As expected, the Legislature has declined
to place the income tax rollback question on the Nov. 7 election ballot, forcing the
petitioners to submit another 9,517 signatures -- in addition to the 150,000 already
collected -- to force the referendum.
If approved by voters, the measure would
begin a phased rollback of the state income tax rate to the former 5 percent level.
The legislative intransigence on tax
relief is in character. The increase was enacted, amid loud assurances it would be
temporary, to keep the state solvent after the collapse of the "Massachusetts
miracle" in the late 1980s -- and lawmakers have been concocting implausible excuses
for not rolling it back ever since.
We are highly skeptical of government by
initiative petition. Referendums, which bypass hearings and legislative debate, tend to be
blunt political instruments, often with unintended consequences. Moreover, special
interests using hired signature collectors have begun co-opting a process.
But referendums are justified, as last
resorts, when the Legislature refuses to act -- and this is one of those times. Despite
bulging state coffers in recent years, the Legislature has approved only a fractional
reduction from 5.95 percent to the current 5.85 percent.
Citizens
for Limited Taxation, the advocacy group that championed Proposition 2.5,
is sponsoring the referendum. With the added resources of Gov. Paul Cellucci's campaign
organization, CLT is in an excellent position to get the question on the ballot.

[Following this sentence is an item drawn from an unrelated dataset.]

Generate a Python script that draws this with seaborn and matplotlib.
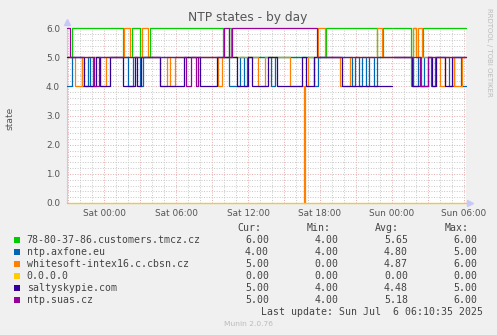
import numpy as np
import pandas as pd
import matplotlib
matplotlib.use("Agg")
import matplotlib.pyplot as plt
from matplotlib.patches import Rectangle
from matplotlib.ticker import FixedLocator, MultipleLocator, FixedFormatter
import seaborn as sns

# ---------------- data (hours relative to Sat 00:00) ----------------
T_START, T_END = -3.08, 30.17
GAP = (24.0, 24.08)

series_names = ["78-80-37-86.customers.tmcz.cz", "ntp.axfone.eu",
                "whitesoft-intex16.c.cbsn.cz", "0.0.0.0",
                "saltyskypie.com", "ntp.suas.cz"]
series_colors = ["#00CC00", "#0066B3", "#FF8000", "#FFCC00", "#330099", "#990099"]

green_t = [-3.08, -2.67, 1.58, 2.33, 3.0, 3.83, 9.92, 10.46, 10.58, 18.5,
           22.75, 23.25, 25.58, 25.75, 26.0, 26.58]
green_v = [5, 6, 5, 6, 5, 6, 5, 6, 5, 6, 5, 6, 4, 6, 5, 6]

blue_t = [-3.08, -2.67, -1.83, -1.33, -1.17, -0.92, 2.0, 2.42, 3.0, 3.25,
          10.42, 11.33, 11.67, 11.92, 13.92, 14.25, 17.5, 17.83, 20.67, 20.92,
          21.25, 21.5, 21.83, 22.08, 22.5, 22.75, 25.75, 26.17, 26.42, 26.67,
          27.25, 27.58, 28.75, 29.17, 29.75]
blue_v = [4, 5, 4, 5, 4, 5, 4, 5, 4, 5,
          4, 5, 4, 5, 4, 5, 4, 5, 4, 5,
          4, 5, 4, 5, 4, 5, 4, 5, 4, 5,
          4, 5, 4, 5, 4]

orange_t = [-3.08, -2.42, -1.83, -0.33, 0.17, 1.67, 2.17, 3.17, 3.67, 4.67,
            5.25, 5.5, 5.92, 9.5, 9.83, 12.83, 13.42, 15.5, 16.67, 16.75,
            17.0, 17.83, 18.42, 19.67, 20.5, 22.75, 23.17, 25.75, 26.0, 26.17,
            26.5, 28.0, 28.42, 29.17, 29.83]
orange_v = [5, 4, 5, 4, 5, 6, 5, 6, 5, 4,
            5, 4, 5, 4, 5, 4, 5, 4, 0, 4,
            5, 6, 5, 4, 5, 6, 5, 6, 5, 6,
            5, 4, 5, 4, 5]

yellow_t = [-3.08]
yellow_v = [0]

indigo_t = [-3.08, -1.67, -0.67, -0.33, 0.5, 1.58, 2.58, 2.75, 3.08, 4.67,
            6.67, 8.0, 9.42, 11.08, 12.0, 12.33, 13.67, 14.42, 16.5, 16.83,
            17.5, 19.83, 24.0, 25.67, 27.0, 27.33, 27.67, 28.42, 29.0]
indigo_v = [5, 4, 5, 4, 5, 4, 5, 4, 5, 4,
            5, 4, 5, 4, 5, 4, 5, 4, 5, 4,
            5, 4, 5, 4, 5, 4, 5, 4, 5]

purple_t = [-3.08, -2.83, -0.83, -0.42, 6.83, 7.25, 7.67, 7.83, 10.0, 10.42,
            10.67, 17.75, 26.33, 27.0]
purple_v = [6, 5, 4, 5, 4, 5, 4, 5, 6, 5,
            6, 5, 4, 5]

cur_vals = ["6.00", "4.00", "5.00", "0.00", "5.00", "5.00"]
min_vals = ["4.00", "4.00", "0.00", "0.00", "4.00", "4.00"]
avg_vals = ["5.65", "4.80", "4.87", "0.00", "4.48", "5.18"]
max_vals = ["6.00", "5.00", "6.00", "0.00", "5.00", "6.00"]

tick_hours = [0, 6, 12, 18, 24, 30]
tick_labels = ["Sat 00:00", "Sat 06:00", "Sat 12:00", "Sat 18:00", "Sun 00:00", "Sun 06:00"]

# ---------------- build long table ----------------
all_t = [green_t, blue_t, orange_t, yellow_t, indigo_t, purple_t]
all_v = [green_v, blue_v, orange_v, yellow_v, indigo_v, purple_v]


def value_at(ts, vs, t):
    i = np.searchsorted(np.asarray(ts), t, side="right") - 1
    return vs[max(i, 0)]


rows = []
for name, ts, vs in zip(series_names, all_t, all_v):
    for t, v in zip(ts, vs):
        if t < GAP[0]:
            rows.append((name, 0, t, v))
    rows.append((name, 0, GAP[0], value_at(ts, vs, GAP[0] - 1e-6)))
    rows.append((name, 1, GAP[1], value_at(ts, vs, GAP[1])))
    for t, v in zip(ts, vs):
        if t > GAP[1]:
            rows.append((name, 1, t, v))
    rows.append((name, 1, T_END, value_at(ts, vs, T_END)))

df = pd.DataFrame(rows, columns=["series", "unit", "t", "v"])

# ---------------- figure ----------------
sns.set_style("white")
plt.rcParams["font.family"] = ["DejaVu Sans"]

W, H = 497, 335
fig = plt.figure(figsize=(W / 100, H / 100), dpi=100, facecolor="#F0F0F0")
L, R, TOP, BOT = 67, 466, 28, 203
ax = fig.add_axes([L / W, 1 - BOT / H, (R - L) / W, (BOT - TOP) / H])
ax.set_facecolor("white")

sns.lineplot(data=df, x="t", y="v", hue="series", units="unit", estimator=None,
             sort=False, hue_order=series_names,
             palette=dict(zip(series_names, series_colors)),
             drawstyle="steps-post", linewidth=0.9, legend=False, ax=ax,
             clip_on=False, zorder=3)

ax.set_xlim(T_START, T_END)
ax.set_ylim(0, 6)

ax.yaxis.set_major_locator(MultipleLocator(1))
ax.yaxis.set_minor_locator(MultipleLocator(0.2))
ax.set_yticklabels([f"{v:.1f}" for v in ax.get_yticks()])
major_x = [h for h in range(-3, 31, 3)]
ax.xaxis.set_major_locator(FixedLocator(major_x))
ax.xaxis.set_major_formatter(FixedFormatter(
    [tick_labels[tick_hours.index(h)] if h in tick_hours else "" for h in major_x]))
ax.xaxis.set_minor_locator(FixedLocator(list(range(-3, 31))))

ax.grid(which="minor", color="#C8C8C8", linestyle=(0, (1, 1.6)), linewidth=0.7, zorder=1)
ax.grid(which="major", color="#E3ABAB", linestyle=(0, (1, 1.6)), linewidth=0.7, zorder=1)
ax.set_axisbelow(True)

ax.tick_params(axis="y", which="both", length=0, pad=5, labelsize=6.4, labelcolor="#555555")
ax.tick_params(axis="x", which="major", length=2, direction="inout", color="#E3ABAB",
               pad=3, labelsize=6.4, labelcolor="#555555")
ax.tick_params(axis="x", which="minor", length=0)

for s in ["top", "right"]:
    ax.spines[s].set_visible(False)
for s in ["left", "bottom"]:
    ax.spines[s].set_color("#C8C8F8")
    ax.spines[s].set_linewidth(0.8)

ax.set_xlabel("")
ax.set_ylabel("")

ax.plot([0], [1.035], marker="^", transform=ax.transAxes, color="#C8C8F8",
        markersize=4, clip_on=False)
ax.plot([1.01], [0], marker=">", transform=ax.transAxes, color="#C8C8F8",
        markersize=4, clip_on=False)


def fx(x):
    return x / W


def fy(y):
    return 1 - y / H


fig.text(fx(248), fy(18), "NTP states - by day", ha="center", va="center",
         fontsize=8.8, color="#555555")
fig.text(fx(10), fy(118), "state", ha="center", va="center", rotation=90,
         fontsize=6.6, color="#555555")
fig.text(fx(489), fy(52), "RRDTOOL / TOBI OETIKER", ha="center", va="center",
         rotation=270, fontsize=5.0, color="#BBBBBB")

mono = "DejaVu Sans Mono"
lfs = 7.1
tcol = "#444444"
col_head_x = [261.7, 331, 399, 469]
col_val_x = [269, 338.7, 408, 477.3]
for x, h in zip(col_head_x, ["Cur:", "Min:", "Avg:", "Max:"]):
    fig.text(fx(x), fy(227.7), h, ha="right", va="center", family=mono, fontsize=lfs, color=tcol)

row_y = [240, 252, 263.7, 275.7, 287.7, 299.7]
for i, name in enumerate(series_names):
    y = row_y[i]
    fig.patches.append(Rectangle((fx(14), fy(y + 3)), 6 / W, 6 / H,
                                 transform=fig.transFigure, facecolor=series_colors[i],
                                 edgecolor="none"))
    fig.text(fx(26.7), fy(y), name, ha="left", va="center", family=mono,
             fontsize=lfs, color=tcol)
    for x, vals in zip(col_val_x, [cur_vals, min_vals, avg_vals, max_vals]):
        fig.text(fx(x), fy(y), vals[i], ha="right", va="center", family=mono,
                 fontsize=lfs, color=tcol)

fig.text(fx(482.7), fy(311.7), "Last update: Sun Jul  6 06:10:35 2025", ha="right",
         va="center", family=mono, fontsize=lfs, color=tcol)
fig.text(fx(248), fy(324.3), "Munin 2.0.76", ha="center", va="center",
         fontsize=5.4, color="#BBBBBB")

fig.savefig("out.png", dpi=100, facecolor=fig.get_facecolor())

If history is a guide, voters are
virtually certain to seize the chance to keep a little more of their money in their own
pockets instead of turning it over to the state.
After a decade of steady economic growth
-- and temptingly ample tax collections -- many lawmakers appear to have forgotten the
fiscal damage that can result from unsustainable spending growth. The $21.7 billion House
budget for 2001 calls for nearly an 8 percent increase over 2000 -- quadruple the rate of
inflation -- and the Senate likely will boost spending even more.
The phased-in tax relief sought by
initiative petition may be taxpayers' last, best hope of trimming the money tree and
bringing to Beacon Hill a renewed sense of fiscal restraint.